I do wonder if using a condenser light source helps keep the image transfer a bit sharper than merely using a bare light bulb, since the rays are collimated from the condenser and hence more parallel, they may perhaps diffuse less through the paper negative's backing? Just a thought.
Has anyone been successful in getting the emulsion off the rc paper like you used to be able to do with release film? I know some people were able to get the emulsion to float off kodachrome. Don't know how, but I seem to remember something about hot water.
Not RC, but if you leave Kentmere's Kentona FB paper in hot water for extended periods the emulsion will sometimes come off the paper.
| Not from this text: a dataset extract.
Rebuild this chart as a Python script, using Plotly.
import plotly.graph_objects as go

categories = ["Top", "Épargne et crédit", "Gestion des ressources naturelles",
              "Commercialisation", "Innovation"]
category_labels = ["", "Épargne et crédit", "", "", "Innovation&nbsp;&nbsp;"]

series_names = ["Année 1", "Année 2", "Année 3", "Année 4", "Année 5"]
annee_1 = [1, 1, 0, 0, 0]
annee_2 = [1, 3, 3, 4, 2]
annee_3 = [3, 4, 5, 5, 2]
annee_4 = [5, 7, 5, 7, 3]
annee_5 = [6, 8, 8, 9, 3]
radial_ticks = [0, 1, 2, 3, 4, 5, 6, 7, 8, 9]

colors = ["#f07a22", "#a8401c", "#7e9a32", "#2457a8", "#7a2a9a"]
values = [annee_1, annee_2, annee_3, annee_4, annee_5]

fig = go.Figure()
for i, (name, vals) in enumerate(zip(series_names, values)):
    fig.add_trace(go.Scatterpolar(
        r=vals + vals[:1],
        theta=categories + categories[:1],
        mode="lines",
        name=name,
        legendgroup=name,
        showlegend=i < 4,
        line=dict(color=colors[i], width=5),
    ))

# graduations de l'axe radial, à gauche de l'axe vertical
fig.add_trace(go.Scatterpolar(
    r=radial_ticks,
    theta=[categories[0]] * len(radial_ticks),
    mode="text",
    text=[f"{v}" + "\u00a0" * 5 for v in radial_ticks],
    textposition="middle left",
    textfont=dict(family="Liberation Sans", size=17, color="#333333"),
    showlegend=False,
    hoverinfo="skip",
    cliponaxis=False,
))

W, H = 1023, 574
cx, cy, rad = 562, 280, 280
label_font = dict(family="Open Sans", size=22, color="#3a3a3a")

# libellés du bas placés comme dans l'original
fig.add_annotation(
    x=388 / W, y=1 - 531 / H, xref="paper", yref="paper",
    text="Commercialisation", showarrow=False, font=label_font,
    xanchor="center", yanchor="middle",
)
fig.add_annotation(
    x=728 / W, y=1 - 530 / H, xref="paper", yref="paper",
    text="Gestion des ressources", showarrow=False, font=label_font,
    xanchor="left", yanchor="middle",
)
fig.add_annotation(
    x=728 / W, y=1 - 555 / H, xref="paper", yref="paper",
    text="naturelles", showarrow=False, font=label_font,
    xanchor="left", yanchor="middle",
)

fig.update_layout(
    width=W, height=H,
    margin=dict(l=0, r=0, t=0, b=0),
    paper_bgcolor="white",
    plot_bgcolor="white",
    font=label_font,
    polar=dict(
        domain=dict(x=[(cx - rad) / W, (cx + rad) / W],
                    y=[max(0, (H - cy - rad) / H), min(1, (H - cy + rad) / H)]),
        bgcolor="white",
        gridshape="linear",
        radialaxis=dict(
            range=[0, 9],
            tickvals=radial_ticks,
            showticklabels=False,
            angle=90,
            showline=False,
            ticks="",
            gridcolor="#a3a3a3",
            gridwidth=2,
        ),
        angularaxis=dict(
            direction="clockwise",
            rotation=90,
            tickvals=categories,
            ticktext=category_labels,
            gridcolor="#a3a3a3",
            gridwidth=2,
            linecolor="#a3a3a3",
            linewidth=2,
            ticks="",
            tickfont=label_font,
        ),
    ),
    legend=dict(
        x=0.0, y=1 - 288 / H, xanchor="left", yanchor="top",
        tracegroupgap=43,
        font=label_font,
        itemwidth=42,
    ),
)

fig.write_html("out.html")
Originally Posted by bowzart
Joe...I think Im going to be pestering you in the future re paper negs...I'm on my last few boxes of Type 55 and have been thinking of diving into paper negs...primarily for the look I'm after but also because of the process involved...I am long done with processing 4x5 sheet film. I have seen fabulous work from both lensed and pinhole 4x5 papernegs...some scanned and output on fine art WC paper with carbon pigment inks and also traditional silver prints printed from paper negs. I am really excited about getting in to this. I work almost exclusively with pinhole for my personal work so i guess were looking at some serious exposure times with a paper neg.
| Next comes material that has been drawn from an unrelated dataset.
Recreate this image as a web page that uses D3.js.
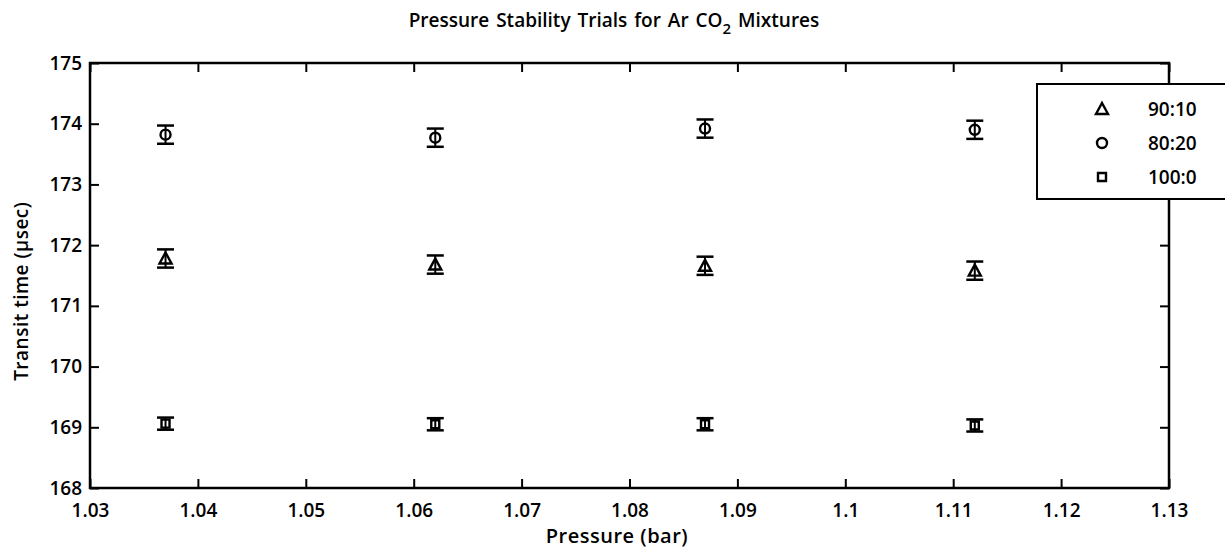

Hope your still hangin around when I'm stumped...thanks for all your info so far...
Fire away, I'm welcome for a continual dialog on paper negatives. I've currently been involved with a project to recreate (somewhat) the type of street portrait photography still being done in 2nd and 3rd world countries, using paper negatives and processing on location using a portable processing box, then making a copy print on site as well. I have a lengthy thread documenting this project on F295, here. I find this to be an interesting off-shoot of the paper negative.
There are some aspects I haven't worked with, such as fiber based papers, where you can use charcoal pencil or other markings on the reverse side of the negative to make permanent selective dodging for the finished contact print. I've chosen to use RC for negatives, to reduce rinse time and ensure negative flatness, which helps in registry while setting up for the contact print.
I also have not tried delaminating the emulsion from paper; I don't see the need for this, as a properly exposed and processed paper negative yields a nice contact print. Delaminating only risks destroying the negative. I have the same opinion about oiling or waxing the reverse side of the paper negative, in an attempt to make it more translucent, as some have mentioned.
I do have some paper negatives, Ilford MG RC III from the mid-1990s, where there's a discoloration, internal to the paper, that can only be seen when the negative is backlit. So these negatives scan fine, but when contact printing this discoloration, which is on the edges and fades into the body of the paper, makes the resulting print unusable. I don't know if this was processing error on my part (inadequate rinse aid or rinsing), or if it was a problem with this batch of paper. This problem with these old paper negatives only started showing up several years ago. They've been stored in protective sleeves in notebook binders at room temperature, so I doubt if it's a problem with the storage conditions.
Nonetheless, I continue to enjoy using paper negatives, and hope to see some of your images.